## Start GIVEN INFORMATION

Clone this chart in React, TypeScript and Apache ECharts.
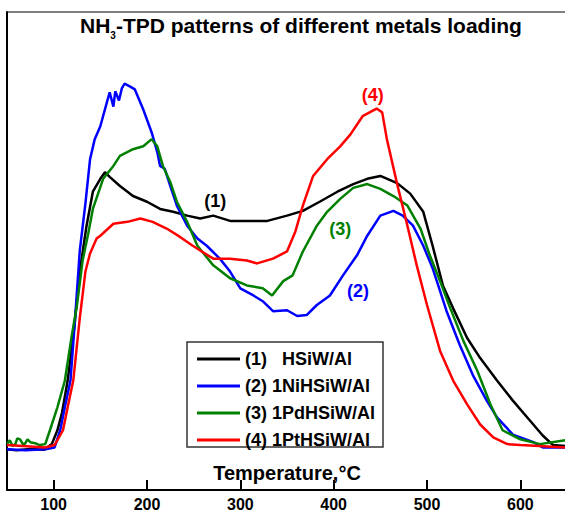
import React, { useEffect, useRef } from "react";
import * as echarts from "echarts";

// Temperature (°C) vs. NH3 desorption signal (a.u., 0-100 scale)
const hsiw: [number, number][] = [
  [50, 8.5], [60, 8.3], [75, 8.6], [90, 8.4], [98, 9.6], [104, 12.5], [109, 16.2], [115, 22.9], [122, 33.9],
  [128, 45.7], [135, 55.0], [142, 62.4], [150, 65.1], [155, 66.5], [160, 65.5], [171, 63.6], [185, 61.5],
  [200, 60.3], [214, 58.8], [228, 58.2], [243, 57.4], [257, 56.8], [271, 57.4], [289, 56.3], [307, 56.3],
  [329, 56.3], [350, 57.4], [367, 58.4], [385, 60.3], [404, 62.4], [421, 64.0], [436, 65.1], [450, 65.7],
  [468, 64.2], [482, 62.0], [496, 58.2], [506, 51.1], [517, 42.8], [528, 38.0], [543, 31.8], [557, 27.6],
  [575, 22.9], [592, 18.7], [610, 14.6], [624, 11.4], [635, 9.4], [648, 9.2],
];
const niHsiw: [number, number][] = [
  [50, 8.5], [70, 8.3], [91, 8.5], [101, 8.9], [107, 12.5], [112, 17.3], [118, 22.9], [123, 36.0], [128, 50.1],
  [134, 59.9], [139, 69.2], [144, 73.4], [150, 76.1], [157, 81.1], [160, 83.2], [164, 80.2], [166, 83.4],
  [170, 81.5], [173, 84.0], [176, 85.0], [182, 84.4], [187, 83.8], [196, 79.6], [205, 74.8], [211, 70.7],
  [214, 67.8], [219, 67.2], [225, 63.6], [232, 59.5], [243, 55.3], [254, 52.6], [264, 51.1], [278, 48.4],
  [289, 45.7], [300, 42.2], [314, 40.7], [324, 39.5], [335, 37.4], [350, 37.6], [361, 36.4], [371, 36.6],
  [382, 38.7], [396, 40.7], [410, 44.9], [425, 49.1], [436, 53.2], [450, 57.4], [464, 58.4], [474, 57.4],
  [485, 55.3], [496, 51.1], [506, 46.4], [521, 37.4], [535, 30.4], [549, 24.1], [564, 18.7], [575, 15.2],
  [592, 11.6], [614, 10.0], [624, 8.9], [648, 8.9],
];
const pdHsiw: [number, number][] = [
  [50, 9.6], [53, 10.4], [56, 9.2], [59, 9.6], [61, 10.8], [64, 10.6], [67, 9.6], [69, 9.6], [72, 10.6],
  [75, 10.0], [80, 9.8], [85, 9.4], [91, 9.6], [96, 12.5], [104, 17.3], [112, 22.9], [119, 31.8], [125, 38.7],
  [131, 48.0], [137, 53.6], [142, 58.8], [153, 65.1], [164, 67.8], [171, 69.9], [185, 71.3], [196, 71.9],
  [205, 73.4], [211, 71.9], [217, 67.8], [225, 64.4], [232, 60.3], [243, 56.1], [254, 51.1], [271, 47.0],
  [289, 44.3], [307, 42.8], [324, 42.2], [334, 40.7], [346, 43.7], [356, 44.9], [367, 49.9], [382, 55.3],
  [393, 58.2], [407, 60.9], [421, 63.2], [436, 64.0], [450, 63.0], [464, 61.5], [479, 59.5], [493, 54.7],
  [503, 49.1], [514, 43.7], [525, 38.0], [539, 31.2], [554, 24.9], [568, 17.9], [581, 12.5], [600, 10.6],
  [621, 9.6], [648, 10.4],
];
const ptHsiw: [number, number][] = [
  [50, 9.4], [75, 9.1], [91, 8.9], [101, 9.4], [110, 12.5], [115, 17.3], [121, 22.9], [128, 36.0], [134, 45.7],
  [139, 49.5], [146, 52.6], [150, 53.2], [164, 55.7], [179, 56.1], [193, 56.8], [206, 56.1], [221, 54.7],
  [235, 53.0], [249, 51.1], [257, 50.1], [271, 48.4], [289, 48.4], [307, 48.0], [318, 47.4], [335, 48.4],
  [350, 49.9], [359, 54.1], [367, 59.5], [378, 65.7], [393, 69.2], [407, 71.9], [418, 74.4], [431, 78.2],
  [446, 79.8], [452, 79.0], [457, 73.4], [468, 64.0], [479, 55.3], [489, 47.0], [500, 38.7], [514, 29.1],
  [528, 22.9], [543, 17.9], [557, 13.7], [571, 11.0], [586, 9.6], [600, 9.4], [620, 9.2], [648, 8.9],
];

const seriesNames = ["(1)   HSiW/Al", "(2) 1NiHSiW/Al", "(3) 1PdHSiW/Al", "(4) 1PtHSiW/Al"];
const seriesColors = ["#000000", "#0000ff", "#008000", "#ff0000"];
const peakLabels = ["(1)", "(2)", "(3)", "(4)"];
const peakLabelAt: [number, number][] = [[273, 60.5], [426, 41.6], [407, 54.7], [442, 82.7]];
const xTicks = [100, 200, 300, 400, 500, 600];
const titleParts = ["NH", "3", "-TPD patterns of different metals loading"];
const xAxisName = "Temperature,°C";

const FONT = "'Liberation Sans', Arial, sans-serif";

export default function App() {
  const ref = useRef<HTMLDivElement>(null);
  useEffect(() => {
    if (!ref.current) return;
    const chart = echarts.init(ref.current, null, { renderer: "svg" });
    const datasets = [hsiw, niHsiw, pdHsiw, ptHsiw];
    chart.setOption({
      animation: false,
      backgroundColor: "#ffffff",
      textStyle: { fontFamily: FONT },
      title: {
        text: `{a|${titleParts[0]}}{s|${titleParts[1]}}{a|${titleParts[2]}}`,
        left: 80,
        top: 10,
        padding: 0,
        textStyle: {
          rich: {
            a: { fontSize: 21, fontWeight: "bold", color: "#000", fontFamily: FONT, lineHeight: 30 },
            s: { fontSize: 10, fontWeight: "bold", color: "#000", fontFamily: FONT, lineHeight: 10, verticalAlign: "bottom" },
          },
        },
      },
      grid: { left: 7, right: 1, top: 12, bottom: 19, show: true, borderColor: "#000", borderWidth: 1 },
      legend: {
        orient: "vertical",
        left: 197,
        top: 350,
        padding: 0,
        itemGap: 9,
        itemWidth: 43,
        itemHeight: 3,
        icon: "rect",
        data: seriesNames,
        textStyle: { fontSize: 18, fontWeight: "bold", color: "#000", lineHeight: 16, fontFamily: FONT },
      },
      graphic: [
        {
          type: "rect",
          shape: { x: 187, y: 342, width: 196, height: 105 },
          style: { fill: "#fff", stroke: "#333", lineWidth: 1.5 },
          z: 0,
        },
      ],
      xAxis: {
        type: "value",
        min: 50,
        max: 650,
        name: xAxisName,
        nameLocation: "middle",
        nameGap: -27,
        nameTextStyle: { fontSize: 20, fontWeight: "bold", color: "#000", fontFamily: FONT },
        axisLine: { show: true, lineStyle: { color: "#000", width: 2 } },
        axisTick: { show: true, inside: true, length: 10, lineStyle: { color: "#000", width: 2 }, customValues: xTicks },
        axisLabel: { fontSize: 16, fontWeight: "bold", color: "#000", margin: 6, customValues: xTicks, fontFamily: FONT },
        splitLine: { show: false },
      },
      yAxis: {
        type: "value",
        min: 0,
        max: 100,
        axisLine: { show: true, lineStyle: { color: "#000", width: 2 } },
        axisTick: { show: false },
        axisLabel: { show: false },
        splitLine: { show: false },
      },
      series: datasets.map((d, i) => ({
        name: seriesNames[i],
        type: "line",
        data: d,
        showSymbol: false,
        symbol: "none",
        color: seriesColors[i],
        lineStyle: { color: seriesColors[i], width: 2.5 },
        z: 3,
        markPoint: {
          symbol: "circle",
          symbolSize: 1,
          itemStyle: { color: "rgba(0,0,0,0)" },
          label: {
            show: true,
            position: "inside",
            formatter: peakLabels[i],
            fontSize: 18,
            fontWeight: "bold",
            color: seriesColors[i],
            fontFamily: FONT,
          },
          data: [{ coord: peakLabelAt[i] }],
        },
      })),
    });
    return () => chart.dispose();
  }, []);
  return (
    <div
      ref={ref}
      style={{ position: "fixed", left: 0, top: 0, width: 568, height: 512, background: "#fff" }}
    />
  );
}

## End GIVEN INFORMATION

§ PROMPT
Give again, exactly, the lines from the start of the data through the one holding "import * as"; omit the pictures.

§ SOLUTION BELOW
Clone this chart in React, TypeScript and Apache ECharts.
import React, { useEffect, useRef } from "react";
import * as echarts from "echarts";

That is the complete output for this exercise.